Sunday, March 16th, 2008
I always take these weekly business magazine lists with a grain of salt, but publicity is always good. Forbes Magazine recently named Columbus, Ohio its number one up and coming tech city. What’s more, this list was produced by a professor at George Mason University, Philip Auerswald. According to the article:
‘The cities on this list aren’t the places you’d expect to be up-and-coming centers for the next generation of technologies,’ said Auerswald, ‘But 30 years ago, few would have imagined Las Vegas as the center of a real estate boom.’
Auerswald surveyed specific pockets of science–including advanced materials, nano-crystals and quantum dots, polymers and plastics, micro-systems and cell microbiology–that most experts consider today’s most promising frontiers of innovation.
Borrowing a method devised by Anthony Breitzman, a researcher at 1790 Analytics, an intellectual-property valuation firm, Auerswald then looked for important relationships among patents within each general technical area. The most important patents are generally referenced by other inventors in the field when they file for their own patents; lesser patents garner fewer citations. The greater the increase in the number of important patents in a given city, the higher it ranked on Auerswald’s list.
So the list appears to be driven off patents in technology that Aueswald believes are likely to be hot in the future. Looking at his list of tech areas, it is hard to argue too much with it. Using this methodology, Columbus came up number one. A key reason was the Battelle Memorial Institute, which oversees several labs for the Department of Energy, managing a $4 billion budget. Again, according to the article, “The institute has become a force in almost every area of emerging technology, especially life sciences and energy research. One of its children, Velocys, is working on a way to cut the cost of capturing the 3 trillion cubic feet of the world’s stranded natural gas by converting it to easily transportable liquid.”
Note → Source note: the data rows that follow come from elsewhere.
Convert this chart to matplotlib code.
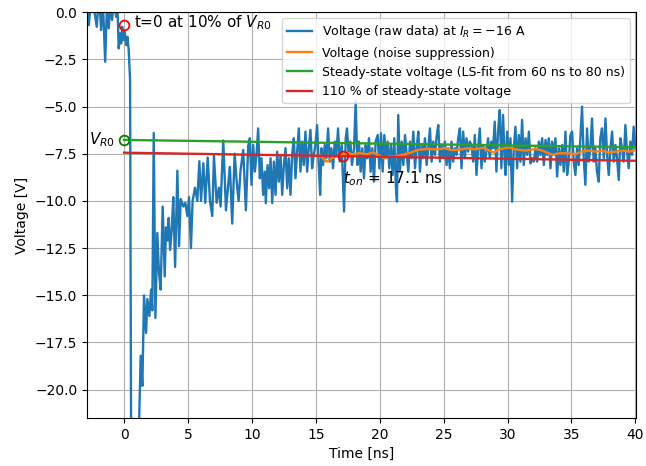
import numpy as np
import matplotlib
matplotlib.use("Agg")
import matplotlib.pyplot as plt

# raw scope data (ns, V)
time_raw = [-3.0, -2.9, -2.76, -2.62, -2.5, -2.35, -2.14, -2.0, -1.9, -1.8, -1.65, -1.48,
            -1.35, -1.2, -1.08, -0.94, -0.8, -0.62, -0.52, -0.42, -0.31, -0.23, -0.15,
            -0.05, 0.05, 0.16, 0.26, 0.36, 0.47, 0.55, 0.7, 0.85, 1.0, 1.1, 1.17,
            1.3, 1.43, 1.56, 1.72, 1.82, 1.98, 2.11, 2.21, 2.32, 2.45, 2.6, 2.73, 2.86,
            3.02, 3.18, 3.28, 3.39, 3.49, 3.6, 3.73, 3.85, 3.99, 4.17, 4.3, 4.43, 4.64,
            4.79, 4.95, 5.08, 5.23, 5.36, 5.55, 5.73, 5.89, 6.02, 6.2, 6.35, 6.54, 6.72,
            6.9, 7.03, 7.24, 7.42, 7.55, 7.76, 7.97, 8.15, 8.28, 8.46, 8.65, 8.8, 8.96,
            9.11, 9.32, 9.53, 9.71,
            9.84, 9.97, 10.10, 10.23, 10.36, 10.49, 10.62, 10.75, 10.88, 11.01, 11.09,
            11.22, 11.35, 11.46, 11.59, 11.72, 11.85, 11.98, 12.11, 12.24, 12.37, 12.50,
            12.63, 12.76, 12.89, 13.02, 13.15, 13.28, 13.41, 13.54, 13.67, 13.80, 13.93,
            14.06, 14.19, 14.32, 14.45, 14.58, 14.71, 14.84, 14.97, 15.10, 15.23, 15.34,
            15.44, 15.57, 15.70, 15.83, 15.96, 16.09, 16.22, 16.35, 16.48, 16.61, 16.74,
            16.87, 17.03, 17.21, 17.34, 17.44, 17.57, 17.70, 17.83, 17.99, 18.12, 18.25,
            18.38, 18.51, 18.64, 18.77, 18.90, 19.03, 19.16, 19.29, 19.42, 19.55, 19.68,
            19.84, 19.97, 20.10, 20.23, 20.36, 20.49, 20.62, 20.75, 20.88, 21.01, 21.14,
            21.27, 21.35, 21.45, 21.58, 21.72, 21.85, 21.98, 22.11, 22.24, 22.37, 22.50,
            22.63, 22.76, 22.89, 23.02, 23.15, 23.28, 23.41, 23.54, 23.67, 23.80, 23.93,
            24.06, 24.19, 24.32, 24.45, 24.58, 24.71, 24.84, 24.97, 25.10, 25.23, 25.36,
            25.49, 25.62, 25.75, 25.88, 26.01, 26.14, 26.27, 26.40, 26.53, 26.66, 26.79,
            26.92, 27.05, 27.18, 27.31, 27.44, 27.57, 27.70, 27.83, 27.96, 28.09, 28.22,
            28.35, 28.48, 28.61, 28.74, 28.87, 29.00, 29.13, 29.26, 29.39, 29.52, 29.65,
            29.78,
            29.84, 29.97, 30.10, 30.23, 30.36, 30.49, 30.62, 30.75, 30.88, 31.01, 31.14,
            31.27, 31.41, 31.54, 31.67, 31.80, 31.93, 32.06, 32.19, 32.32, 32.45, 32.58,
            32.71, 32.84, 32.97, 33.10, 33.23, 33.36, 33.49, 33.62, 33.75, 33.88, 34.01,
            34.14, 34.27, 34.40, 34.53, 34.66, 34.79, 34.92, 35.05, 35.18, 35.31, 35.44,
            35.57, 35.70, 35.83, 35.96, 36.09, 36.22, 36.35, 36.48, 36.61, 36.74, 36.87,
            37.00, 37.13, 37.26, 37.39, 37.53, 37.66, 37.79, 37.92, 38.05, 38.18, 38.31,
            38.44, 38.57, 38.70, 38.83, 38.96, 39.09, 39.22, 39.35, 39.48, 39.61, 39.74,
            39.87, 40.00, 40.13, 40.26]
volt_raw = [0.3, 0.6, -0.69, 0.4, 0.8, 0.2, -0.78, 0.5, 0.3, -0.95, 0.4, -2.63,
            0.2, -0.86, 0.5, -0.42, 0.6, -0.25, 0.3, -1.92, -1.13, -1.66, -0.78,
            -1.48, -1.04, -1.75, -1.31, -2.0, -3.6, -23.0, -26.0, -24.5, -25.5, -23.5, -21.8,
            -18.2, -19.8, -15.0, -17.0, -15.2, -16.1, -14.7, -15.8, -6.4, -16.2, -11.7, -13.8, -14.7,
            -10.3, -14.0, -11.4, -12.1, -10.9, -12.6, -11.5, -9.8, -13.5, -8.4, -12.4, -9.9, -10.3,
            -10.1, -10.8, -9.8, -12.5, -10.0, -9.3, -10.0, -7.9, -10.0, -8.0, -10.1, -7.7, -10.0,
            -10.8, -7.6, -10.1, -9.3, -10.3, -6.8, -10.5, -9.1, -8.2, -11.2, -7.5, -8.9, -10.0,
            -8.4, -7.3, -10.5, -7.1,
            -6.68, -9.15, -7.04, -8.45, -7.56, -6.16, -8.80, -7.74, -9.68, -8.45, -10.12,
            -8.10, -9.33, -7.74, -10.12, -7.92, -9.68, -7.39, -8.98, -7.56, -9.68, -8.10,
            -7.21, -9.33, -7.74, -9.68, -7.56, -6.68, -8.80, -7.39, -6.16, -8.45, -6.86,
            -8.10, -6.33, -8.45, -7.21, -6.24, -8.27, -7.56, -7.04, -5.98, -8.10, -9.68,
            -7.21, -8.10, -7.04, -7.74, -6.16, -7.92, -7.21, -8.27, -6.86, -7.56, -6.16,
            -7.92, -7.04, -10.56, -6.68, -6.16, -7.56, -6.86, -8.10, -7.21, -4.75, -8.10,
            -6.86, -8.45, -7.21, -8.80, -7.04, -7.74, -6.68, -8.45, -7.21, -8.98, -6.86,
            -6.51, -8.27, -6.42, -8.45, -6.51, -7.74, -6.86, -8.27, -7.04, -8.63, -6.68,
            -9.33, -10.04, -5.45, -8.45, -6.86, -8.10, -6.51, -7.56, -8.45, -6.86, -7.74,
            -6.33, -8.27, -7.21, -6.33, -8.45, -7.04, -7.74, -6.68, -8.10, -7.21, -6.16,
            -7.92, -6.86, -7.56, -6.60, -5.98, -7.92, -7.04, -7.74, -6.86, -8.10, -7.21,
            -8.27, -6.86, -7.92, -7.21, -7.56, -6.68, -6.16, -8.27, -6.33, -7.74, -6.68,
            -7.39, -6.86, -7.04, -7.92, -6.51, -8.63, -7.21, -6.16, -8.27, -7.04, -7.92,
            -7.39, -6.68, -7.74, -6.86, -7.21, -5.80, -8.45, -6.33, -5.19, -8.27, -5.45,
            -7.92,
            -8.63, -6.33, -8.10, -6.68, -10.04, -7.21, -6.07, -8.27, -6.51, -7.92, -5.71,
            -8.10, -6.68, -7.56, -6.33, -8.01, -7.74, -7.92, -7.21, -7.92, -6.86, -7.56,
            -6.68, -8.10, -6.77, -7.56, -6.68, -8.27, -6.86, -7.56, -6.68, -8.71, -7.21,
            -8.10, -7.04, -8.45, -6.33, -8.63, -7.92, -6.51, -6.33, -7.92, -8.63, -7.21,
            -8.10, -6.68, -5.01, -7.74, -9.15, -6.16, -7.92, -7.21, -5.63, -7.92, -7.21,
            -8.45, -8.98, -6.68, -6.16, -7.74, -5.63, -7.56, -8.63, -7.21, -6.33, -7.92,
            -7.04, -7.74, -8.89, -6.68, -7.21, -7.92, -5.98, -7.39, -8.27, -6.86, -7.56,
            -6.07, -7.21, -7.04, -7.30]

# filtered trace
time_smooth = [15.31, 15.55, 15.84, 16.05, 16.22, 16.61, 17.08, 17.53, 17.92, 18.44, 18.96,
               19.48, 19.87, 20.36, 20.63, 21.15, 21.5, 22.0, 22.4, 22.97, 23.75, 24.5,
               25.05, 25.6, 26.1, 26.9, 27.4, 28.18, 28.6, 28.95, 29.3, 29.8, 30.13, 30.6,
               31.4, 32.2, 32.7, 33.23, 33.5, 34.0, 34.8, 35.3, 35.8, 36.3, 36.9, 37.4,
               37.9, 38.5, 39.0, 39.5, 40.1]
volt_smooth = [-7.56, -7.75, -7.92, -7.85, -7.74, -7.65, -7.56, -7.47, -7.53, -7.47, -7.53,
               -7.44, -7.56, -7.74, -7.65, -7.65, -7.6, -7.52, -7.45, -7.30, -7.25, -7.27,
               -7.21, -7.30, -7.30, -7.21, -7.27, -7.18, -7.35, -7.44, -7.27, -7.21, -7.16,
               -7.27, -7.34, -7.25, -7.33, -7.48, -7.56, -7.48, -7.48, -7.53, -7.39, -7.33,
               -7.39, -7.35, -7.43, -7.39, -7.33, -7.39, -7.30]

# steady-state fit (end points) and switching time
time_fit = [0.0, 40.3]
volt_fit = [-6.77, -7.16]
v_r0 = -6.77
t_on = 17.1


def main() -> None:
    fig = plt.figure(figsize=(6.46, 4.66), dpi=100)
    ax = fig.add_axes([0.1347, 0.103, 0.8498, 0.871])

    volt_110 = [1.1 * v for v in volt_fit]

    ax.plot(time_raw, volt_raw, color="#1f77b4", lw=1.7,
            label=r"Voltage (raw data) at $I_R = -16$ A")
    ax.plot(time_smooth, volt_smooth, color="#ff7f0e", lw=1.7,
            label="Voltage (noise suppression)")
    ax.plot(time_fit, volt_fit, color="#2ca02c", lw=1.7,
            label="Steady-state voltage (LS-fit from 60 ns to 80 ns)")
    ax.plot(time_fit, volt_110, color="#d62728", lw=1.7,
            label="110 % of steady-state voltage")

    # markers
    ax.plot(0, 0.1 * v_r0, "o", mfc="none", mec="red", ms=7, mew=1.3)
    ax.plot(0, v_r0, "o", mfc="none", mec="green", ms=7, mew=1.3)
    v_on = np.interp(t_on, time_fit, volt_110)
    ax.plot(t_on, v_on, "o", mfc="none", mec="red", ms=7, mew=1.3)

    ax.text(0.75, 0.1 * v_r0 + 0.1, r"t=0 at 10% of $V_{R0}$", fontsize=11, va="center")
    ax.text(-0.75, v_r0, r"$V_{R0}$", fontsize=11, va="center", ha="right")
    ax.text(t_on, -9.05, r"$t_{on}$ = %.1f ns" % t_on, fontsize=11, va="baseline")

    ax.set_xlim(-2.9, 40.05)
    ax.set_ylim(-21.5, 0)
    ax.set_xticks(np.arange(0, 41, 5))
    ax.set_yticks(np.arange(-20, 0.1, 2.5))
    ax.grid(True, color="#b0b0b0", lw=0.8)
    ax.set_xlabel("Time [ns]")
    ax.set_ylabel("Voltage [V]")
    ax.legend(loc="upper right", fontsize=9)

    fig.savefig("out.png", dpi=100)


if __name__ == "__main__":
    main()
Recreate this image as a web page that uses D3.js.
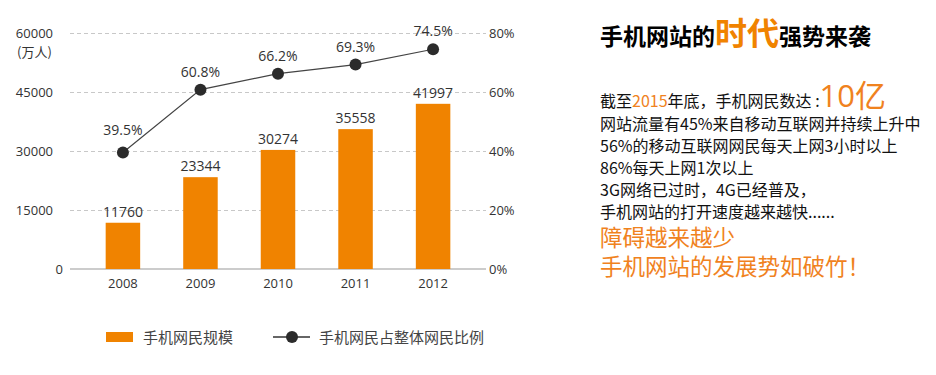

Fellow Midwest metro Milwaukee was number five on the list and Pittsburgh number six. From what I saw of it, it certainly helped to have some official US government sponsored lab in your area.
All is not well in Columbus, however. As a bonus follow-up on a story I previously mentioned about financial troubles at the Columbus Symphony, it now appears that the orchestra may cease trading entirely in April. Here is more coverage. I’ve seen these sagas play out enough times that I’m doubtful the orchestra would go under completely. The corporate base of the town realizes that would be a black eye for the city. It would be tough to be city without an orchestra and tout the quality of life there. But as this is mostly a checkbox item for most people, the actual artistic quality need not be that high. Hence the desire to radically downsize the orchestra. The monkey wrench is the musicians, at least some of whom have said they’d rather see the orchestra go out of business that accept cuts.